With a full title of Philip Hinchcliffe Presents Volume 02: The Genesis Chamber, this is another three-disc outing for the Fourth Doctor and Leela. Adapted by Marc Platt, it’s a mix of drama, romance and the odd moment of horror. If you haven’t heard it, I recommend it. Why? Let’s find out…
First the Big Finish product page synopsis:
The TARDIS has landed on a human colony world. In the city, where the inhabitants rely on advanced technology to create their children, a marriage is due to take place. But not everyone supports it, and a crash might just prevent it for good.
In the commune outside live the savages, shunned and detested by the city folk. But they have recently been visited by a man, charismatic and handsome, who may yet be their saviour – or their doom.
Two different sides, ready for conflict. But neither realises that a third force threatens their very existence…
So, with the most familiar of setups, the writer(s) have created a rich world where everyone has a backstory, a motivation and a personality. There are several deceptions and at first the listener might struggle to pin down where the story is happening. Of course the Doctor and Leela arrive and get wrapped up in the inevitable cultural tipping point.
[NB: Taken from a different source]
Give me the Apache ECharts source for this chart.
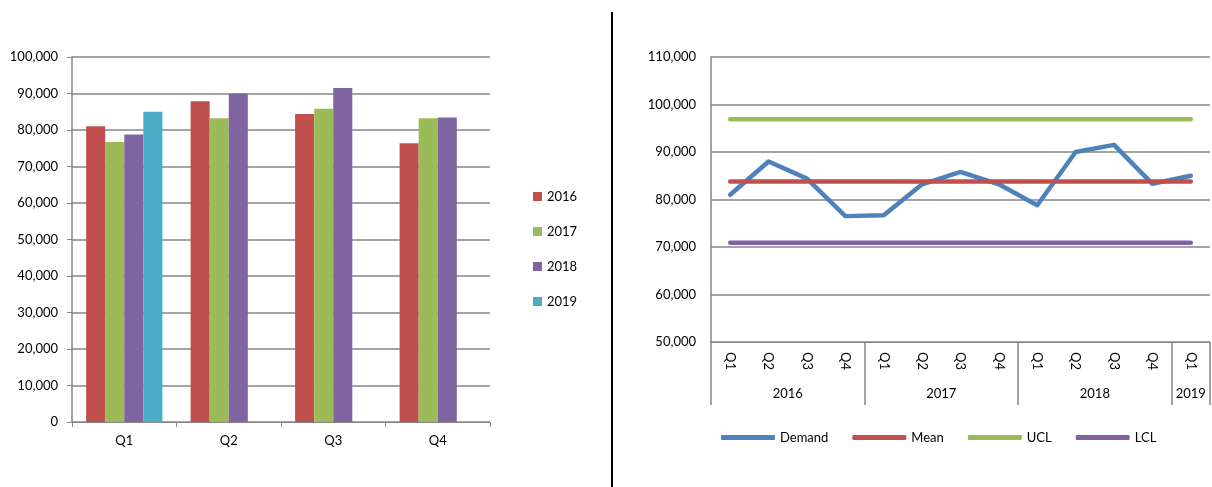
<!DOCTYPE html>
<html><head><meta charset="utf-8">
<script src="https://cdn.jsdelivr.net/npm/echarts@6/dist/echarts.min.js"></script>
<style>html,body{margin:0;padding:0;background:#fff}#c{width:1212px;height:487px}</style>
</head><body><div id="c"></div>
<script>
// ---- Left chart data ----
const quarters = ['Q1', 'Q2', 'Q3', 'Q4'];
const barYears = ['2016', '2017', '2018', '2019'];
const bar2016 = [81000, 87900, 84400, 76400];
const bar2017 = [76700, 83200, 85800, 83200];
const bar2018 = [78800, 90000, 91500, 83400];
const bar2019 = [85000, null, null, null];

// ---- Right chart data ----
const periodQuarters = ['Q1','Q2','Q3','Q4','Q1','Q2','Q3','Q4','Q1','Q2','Q3','Q4','Q1'];
const periodYears = ['2016','2016','2016','2016','2017','2017','2017','2017','2018','2018','2018','2018','2019'];
const demand = [81000, 88000, 84400, 76500, 76700, 83200, 85800, 83200, 78800, 90000, 91500, 83300, 85000];
const mean = [83800, 83800, 83800, 83800, 83800, 83800, 83800, 83800, 83800, 83800, 83800, 83800, 83800];
const ucl = [96900, 96900, 96900, 96900, 96900, 96900, 96900, 96900, 96900, 96900, 96900, 96900, 96900];
const lcl = [70900, 70900, 70900, 70900, 70900, 70900, 70900, 70900, 70900, 70900, 70900, 70900, 70900];

// year groups (derived from periodYears)
const yearGroups = [];
periodYears.forEach((y, i) => {
  const g = yearGroups[yearGroups.length - 1];
  if (g && g.year === y) g.last = i; else yearGroups.push({year: y, first: i, last: i});
});
const yearCenters = yearGroups.map(g => (g.first + g.last) / 2);
const yearBounds = yearGroups.map(g => g.first - 0.5).concat([periodYears.length - 0.5]);

const FONT = 'Lato';
const GRID = '#868686';
const TXT = '#000';
const colors = {b16: '#C0504D', b17: '#9BBB59', b18: '#8064A2', b19: '#4BACC6',
  demand: '#4F81BD', mean: '#C0504D', ucl: '#9BBB59', lcl: '#8064A2'};

const fmt = v => v.toLocaleString('en-US');

const chart = echarts.init(document.getElementById('c'), null, {renderer: 'canvas'});
chart.setOption({
  animation: false,
  backgroundColor: '#fff',
  textStyle: {fontFamily: FONT, color: TXT},
  grid: [
    {left: 72, top: 57, width: 418, height: 365},
    {left: 711, top: 57, width: 499, height: 285}
  ],
  legend: [
    {
      data: barYears, orient: 'vertical', left: 528, top: 185, itemGap: 22,
      itemWidth: 9, itemHeight: 9, icon: 'rect',
      textStyle: {fontFamily: FONT, fontSize: 13, color: TXT}
    },
    {
      data: ['Demand', 'Mean', 'UCL', 'LCL'], orient: 'horizontal', left: 716, top: 426,
      itemGap: 24, itemWidth: 54, itemHeight: 5, icon: 'roundRect',
      textStyle: {fontFamily: FONT, fontSize: 13, color: TXT}
    }
  ],
  xAxis: [
    {
      type: 'category', gridIndex: 0, data: quarters,
      axisLine: {lineStyle: {color: GRID, width: 1}},
      axisTick: {show: true, length: 5, lineStyle: {color: GRID}},
      axisLabel: {fontFamily: FONT, fontSize: 13, color: TXT, margin: 12}
    },
    {
      type: 'category', gridIndex: 1, data: periodQuarters, boundaryGap: true,
      axisLine: {lineStyle: {color: GRID, width: 1}},
      axisTick: {show: false},
      axisLabel: {fontFamily: FONT, fontSize: 13, color: TXT, rotate: -90, margin: 10, interval: 0}
    },
    {
      type: 'value', gridIndex: 1, min: -0.5, max: periodYears.length - 0.5, position: 'bottom',
      axisLine: {show: false},
      splitLine: {show: false},
      axisTick: {show: true, customValues: yearBounds, length: 63, lineStyle: {color: GRID, width: 1.5}},
      axisLabel: {
        show: true, customValues: yearCenters, margin: 45, fontFamily: FONT, fontSize: 13, color: TXT,
        formatter: v => {
          const idx = yearCenters.findIndex(c => Math.abs(c - v) < 1e-6);
          return idx >= 0 ? yearGroups[idx].year : '';
        }
      }
    }
  ],
  yAxis: [
    {
      type: 'value', gridIndex: 0, min: 0, max: 100000, interval: 10000,
      axisLine: {show: true, onZero: false, lineStyle: {color: GRID, width: 1.5}},
      axisTick: {show: true, length: 5, lineStyle: {color: GRID}},
      splitLine: {lineStyle: {color: GRID, width: 1.5}},
      axisLabel: {fontFamily: FONT, fontSize: 13, color: TXT, margin: 14, formatter: fmt}
    },
    {
      type: 'value', gridIndex: 1, min: 50000, max: 110000, interval: 10000,
      axisLine: {show: true, onZero: false, lineStyle: {color: GRID, width: 1.5}},
      axisTick: {show: false},
      splitLine: {lineStyle: {color: GRID, width: 1.5}},
      axisLabel: {fontFamily: FONT, fontSize: 13, color: TXT, margin: 15, formatter: fmt}
    }
  ],
  series: [
    {name: '2016', type: 'bar', xAxisIndex: 0, yAxisIndex: 0, data: bar2016, itemStyle: {color: colors.b16}, barGap: '0%', barCategoryGap: '27%'},
    {name: '2017', type: 'bar', xAxisIndex: 0, yAxisIndex: 0, data: bar2017, itemStyle: {color: colors.b17}, barGap: '0%', barCategoryGap: '27%'},
    {name: '2018', type: 'bar', xAxisIndex: 0, yAxisIndex: 0, data: bar2018, itemStyle: {color: colors.b18}, barGap: '0%', barCategoryGap: '27%'},
    {name: '2019', type: 'bar', xAxisIndex: 0, yAxisIndex: 0, data: bar2019, itemStyle: {color: colors.b19}, barGap: '0%', barCategoryGap: '27%'},
    {name: 'Demand', type: 'line', xAxisIndex: 1, yAxisIndex: 1, data: demand, showSymbol: false, symbol: 'none',
      lineStyle: {color: colors.demand, width: 4.5, cap: 'round', join: 'round'}, itemStyle: {color: colors.demand}, z: 3},
    {name: 'Mean', type: 'line', xAxisIndex: 1, yAxisIndex: 1, data: mean, showSymbol: false, symbol: 'none',
      lineStyle: {color: colors.mean, width: 4.5, cap: 'round'}, itemStyle: {color: colors.mean}, z: 4},
    {name: 'UCL', type: 'line', xAxisIndex: 1, yAxisIndex: 1, data: ucl, showSymbol: false, symbol: 'none',
      lineStyle: {color: colors.ucl, width: 4.5, cap: 'round'}, itemStyle: {color: colors.ucl}, z: 4},
    {name: 'LCL', type: 'line', xAxisIndex: 1, yAxisIndex: 1, data: lcl, showSymbol: false, symbol: 'none',
      lineStyle: {color: colors.lcl, width: 4.5, cap: 'round'}, itemStyle: {color: colors.lcl}, z: 4}
  ],
  graphic: [
    {type: 'line', shape: {x1: 612, y1: 12, x2: 612, y2: 487}, style: {stroke: '#000', lineWidth: 2}, silent: true}
  ]
});
</script>
</body></html>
By getting involved with a range of parties and having no preconceptions they act as our guides into the colony and everyone else involved.
The third party of the synopsis arrives in good order and their claim on the planet is an interesting one; their modus operandi is all too familiar and they quickly become the enemies of the piece. There are several deaths, family secrets, betrayals and potentially deadly technology at play. Even the colony AI has its own ideas and the Doctor struggles at times to cajole it forward.
[pullquote]a satisfying slice of Doctor Who goodness[/pullquote]When the story reaches its conclusion it closes threads down but in doing so leaves most (but not all) of the participants changed by their experiences. It’s a great, satisfying, three-disc slice of Doctor Who goodness and is to be commended as such.
Three discs allows for a lot of story, and in the main Hinchcliffe and Platt have allowed themselves to bring texture to the tale without self-indulgence. For me there were a lot plates spinning at one stage (colony politics, something about class, the more nature loving so-called savages and the aliens (and they had their own tensions). It makes the world seem more real, but I wonder could it have been thinned back a little? Maybe not.
There are many stand-out moments, and for change I’ll do a list:
- Tom Baker
- Louise Jameson
- Jon Culshaw
- Elliot Chapman
- Everyone else.
Tom is in superb form as the Doctor, and has just the right amount of concern, compassion and disdain as and when needed. There is a good rhythm to his character in this story and his performance pulses throughout the tale
We all know Louise gets better and better as Leele but this time she reaches heights that can only be admired. There is a scene where she is horrified as she discovers an alien in the midst of the colony and the terror comes across vividly. Ken Bentley also deserves some credit here for his direction and helping Louise get this performance.
At last, Jon Culshaw, man of many voices, alongside Tom Baker. As colony leader Jon nails the part, his relationships with children, daughter, wife, colleagues and rivals are all played out with utter conviction. He brings a lot to this production.
Regular visitors will know I am a bit fan of Elliot’s work as Ben Jackson. Here he plays two new parts, both are well done and I hope this means we will get more of him in future.
It really does seem churlish to have selected so few parts when there is no bad performance in the set. From Jemma Churchill through to Dan Li, and not forgetting Hannah Genesius or Gyuri Sarossy they all help build a great story. Well done, each and every one.